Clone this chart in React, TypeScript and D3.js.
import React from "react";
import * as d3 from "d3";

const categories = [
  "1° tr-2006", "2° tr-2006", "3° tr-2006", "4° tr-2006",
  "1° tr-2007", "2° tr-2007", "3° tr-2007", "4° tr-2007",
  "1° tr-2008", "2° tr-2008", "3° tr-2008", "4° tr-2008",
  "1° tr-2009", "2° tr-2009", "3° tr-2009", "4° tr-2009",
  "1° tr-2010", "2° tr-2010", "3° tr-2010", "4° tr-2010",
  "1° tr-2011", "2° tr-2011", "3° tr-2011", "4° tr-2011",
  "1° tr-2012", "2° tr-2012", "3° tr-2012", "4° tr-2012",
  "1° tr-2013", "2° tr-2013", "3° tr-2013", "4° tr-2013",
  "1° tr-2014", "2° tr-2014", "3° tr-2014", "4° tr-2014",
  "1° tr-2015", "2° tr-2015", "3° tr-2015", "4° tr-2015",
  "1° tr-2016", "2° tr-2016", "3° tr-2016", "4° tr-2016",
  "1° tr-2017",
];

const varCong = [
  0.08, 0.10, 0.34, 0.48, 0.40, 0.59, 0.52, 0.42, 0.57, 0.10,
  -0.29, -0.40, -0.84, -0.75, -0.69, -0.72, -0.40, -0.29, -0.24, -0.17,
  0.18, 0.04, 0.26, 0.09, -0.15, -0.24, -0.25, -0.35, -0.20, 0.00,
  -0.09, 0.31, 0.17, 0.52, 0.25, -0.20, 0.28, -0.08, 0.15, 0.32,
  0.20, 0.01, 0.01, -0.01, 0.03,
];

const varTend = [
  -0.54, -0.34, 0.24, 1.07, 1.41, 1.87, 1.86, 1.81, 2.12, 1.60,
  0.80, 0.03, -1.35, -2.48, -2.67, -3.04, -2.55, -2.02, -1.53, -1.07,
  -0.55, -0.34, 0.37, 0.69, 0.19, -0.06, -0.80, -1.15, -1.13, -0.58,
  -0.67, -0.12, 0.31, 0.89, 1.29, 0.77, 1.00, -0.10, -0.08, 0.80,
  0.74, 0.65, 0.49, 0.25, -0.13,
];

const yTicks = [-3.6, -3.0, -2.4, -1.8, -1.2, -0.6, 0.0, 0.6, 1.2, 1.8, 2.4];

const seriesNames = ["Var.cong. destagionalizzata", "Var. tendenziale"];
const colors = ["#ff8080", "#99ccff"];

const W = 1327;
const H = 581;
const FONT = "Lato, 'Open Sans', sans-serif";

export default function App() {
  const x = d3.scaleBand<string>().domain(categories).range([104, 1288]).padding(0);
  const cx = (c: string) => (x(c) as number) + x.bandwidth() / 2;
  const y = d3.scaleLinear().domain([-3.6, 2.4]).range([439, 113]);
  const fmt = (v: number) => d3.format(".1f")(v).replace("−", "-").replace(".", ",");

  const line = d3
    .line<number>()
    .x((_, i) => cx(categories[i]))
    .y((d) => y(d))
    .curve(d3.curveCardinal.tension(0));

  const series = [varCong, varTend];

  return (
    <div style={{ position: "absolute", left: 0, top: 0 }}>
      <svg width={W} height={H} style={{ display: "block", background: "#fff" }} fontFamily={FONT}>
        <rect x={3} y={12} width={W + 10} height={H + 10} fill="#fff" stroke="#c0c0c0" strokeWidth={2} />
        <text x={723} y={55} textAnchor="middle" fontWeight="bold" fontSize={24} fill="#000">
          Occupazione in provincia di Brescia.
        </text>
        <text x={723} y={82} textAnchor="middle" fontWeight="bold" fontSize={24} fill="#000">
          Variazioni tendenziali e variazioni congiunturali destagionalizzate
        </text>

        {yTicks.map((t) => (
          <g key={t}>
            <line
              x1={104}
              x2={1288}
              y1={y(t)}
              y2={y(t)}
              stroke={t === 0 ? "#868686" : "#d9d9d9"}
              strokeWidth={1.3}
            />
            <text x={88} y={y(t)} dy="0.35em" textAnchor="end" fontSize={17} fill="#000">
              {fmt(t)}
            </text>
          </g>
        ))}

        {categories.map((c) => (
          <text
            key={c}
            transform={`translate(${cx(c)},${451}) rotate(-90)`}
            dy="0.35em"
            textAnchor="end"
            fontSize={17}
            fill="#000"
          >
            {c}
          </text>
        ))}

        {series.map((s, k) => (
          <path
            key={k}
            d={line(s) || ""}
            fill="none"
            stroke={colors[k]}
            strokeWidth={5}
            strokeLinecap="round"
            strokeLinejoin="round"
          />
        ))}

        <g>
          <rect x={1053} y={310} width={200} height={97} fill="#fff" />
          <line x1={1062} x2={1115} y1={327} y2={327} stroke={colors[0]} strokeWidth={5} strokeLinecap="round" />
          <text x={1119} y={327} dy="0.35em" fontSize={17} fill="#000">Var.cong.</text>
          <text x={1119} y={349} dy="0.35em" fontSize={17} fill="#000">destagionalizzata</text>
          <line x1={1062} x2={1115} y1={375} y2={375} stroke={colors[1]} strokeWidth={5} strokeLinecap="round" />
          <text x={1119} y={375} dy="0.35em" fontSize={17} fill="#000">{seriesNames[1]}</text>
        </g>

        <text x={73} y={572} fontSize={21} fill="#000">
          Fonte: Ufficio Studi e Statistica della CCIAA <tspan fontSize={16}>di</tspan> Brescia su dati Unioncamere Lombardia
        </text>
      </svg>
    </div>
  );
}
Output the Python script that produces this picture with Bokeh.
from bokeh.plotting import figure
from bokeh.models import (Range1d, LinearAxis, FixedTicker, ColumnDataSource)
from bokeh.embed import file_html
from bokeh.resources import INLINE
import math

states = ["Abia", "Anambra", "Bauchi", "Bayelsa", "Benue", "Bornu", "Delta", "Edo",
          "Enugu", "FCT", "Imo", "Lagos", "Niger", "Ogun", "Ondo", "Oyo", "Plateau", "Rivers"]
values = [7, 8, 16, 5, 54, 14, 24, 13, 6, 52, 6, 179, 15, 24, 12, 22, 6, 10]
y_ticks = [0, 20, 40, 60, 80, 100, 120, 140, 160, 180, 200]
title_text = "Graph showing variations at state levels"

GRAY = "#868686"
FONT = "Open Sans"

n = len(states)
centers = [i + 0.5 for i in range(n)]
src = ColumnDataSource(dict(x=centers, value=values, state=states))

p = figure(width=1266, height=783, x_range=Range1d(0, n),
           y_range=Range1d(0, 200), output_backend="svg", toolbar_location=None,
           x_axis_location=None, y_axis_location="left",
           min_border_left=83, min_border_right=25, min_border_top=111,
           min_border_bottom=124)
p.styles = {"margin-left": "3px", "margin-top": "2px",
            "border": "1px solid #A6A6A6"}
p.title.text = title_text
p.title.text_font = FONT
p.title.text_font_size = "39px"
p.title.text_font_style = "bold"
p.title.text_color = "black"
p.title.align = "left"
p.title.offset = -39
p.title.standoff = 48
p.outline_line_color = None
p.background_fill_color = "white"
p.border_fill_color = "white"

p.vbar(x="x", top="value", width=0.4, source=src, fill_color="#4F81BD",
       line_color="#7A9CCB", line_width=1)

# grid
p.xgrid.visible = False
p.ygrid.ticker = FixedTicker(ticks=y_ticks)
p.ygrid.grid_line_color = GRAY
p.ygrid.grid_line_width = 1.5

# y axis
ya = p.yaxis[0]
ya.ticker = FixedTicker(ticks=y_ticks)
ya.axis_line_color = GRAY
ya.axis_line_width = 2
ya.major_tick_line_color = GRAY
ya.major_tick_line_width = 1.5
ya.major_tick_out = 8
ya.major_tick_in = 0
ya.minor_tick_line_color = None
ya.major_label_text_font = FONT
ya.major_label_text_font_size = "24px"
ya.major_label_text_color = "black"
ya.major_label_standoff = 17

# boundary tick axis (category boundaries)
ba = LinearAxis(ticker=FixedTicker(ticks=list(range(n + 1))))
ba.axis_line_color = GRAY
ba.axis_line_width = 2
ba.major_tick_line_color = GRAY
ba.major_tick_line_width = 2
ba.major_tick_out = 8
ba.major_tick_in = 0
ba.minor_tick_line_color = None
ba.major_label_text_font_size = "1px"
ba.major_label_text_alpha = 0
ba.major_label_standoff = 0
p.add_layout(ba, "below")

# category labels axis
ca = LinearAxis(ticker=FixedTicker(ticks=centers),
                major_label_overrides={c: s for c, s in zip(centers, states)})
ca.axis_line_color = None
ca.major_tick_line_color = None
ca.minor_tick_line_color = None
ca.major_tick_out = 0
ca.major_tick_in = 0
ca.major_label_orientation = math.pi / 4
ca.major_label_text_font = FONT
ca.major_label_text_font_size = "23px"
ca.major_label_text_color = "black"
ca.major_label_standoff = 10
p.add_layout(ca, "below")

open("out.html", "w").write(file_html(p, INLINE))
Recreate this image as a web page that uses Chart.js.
══════════════════════════════
> **Problem**
Extract the lines of the preceding material that run from the line with "Output the Python" through the line with "showing variations at", inclusive, reproducing them exactly and adding nothing.

> **Exercise solution**
Output the Python script that produces this picture with Bokeh.
from bokeh.plotting import figure
from bokeh.models import (Range1d, LinearAxis, FixedTicker, ColumnDataSource)
from bokeh.embed import file_html
from bokeh.resources import INLINE
import math

states = ["Abia", "Anambra", "Bauchi", "Bayelsa", "Benue", "Bornu", "Delta", "Edo",
          "Enugu", "FCT", "Imo", "Lagos", "Niger", "Ogun", "Ondo", "Oyo", "Plateau", "Rivers"]
values = [7, 8, 16, 5, 54, 14, 24, 13, 6, 52, 6, 179, 15, 24, 12, 22, 6, 10]
y_ticks = [0, 20, 40, 60, 80, 100, 120, 140, 160, 180, 200]
title_text = "Graph showing variations at state levels"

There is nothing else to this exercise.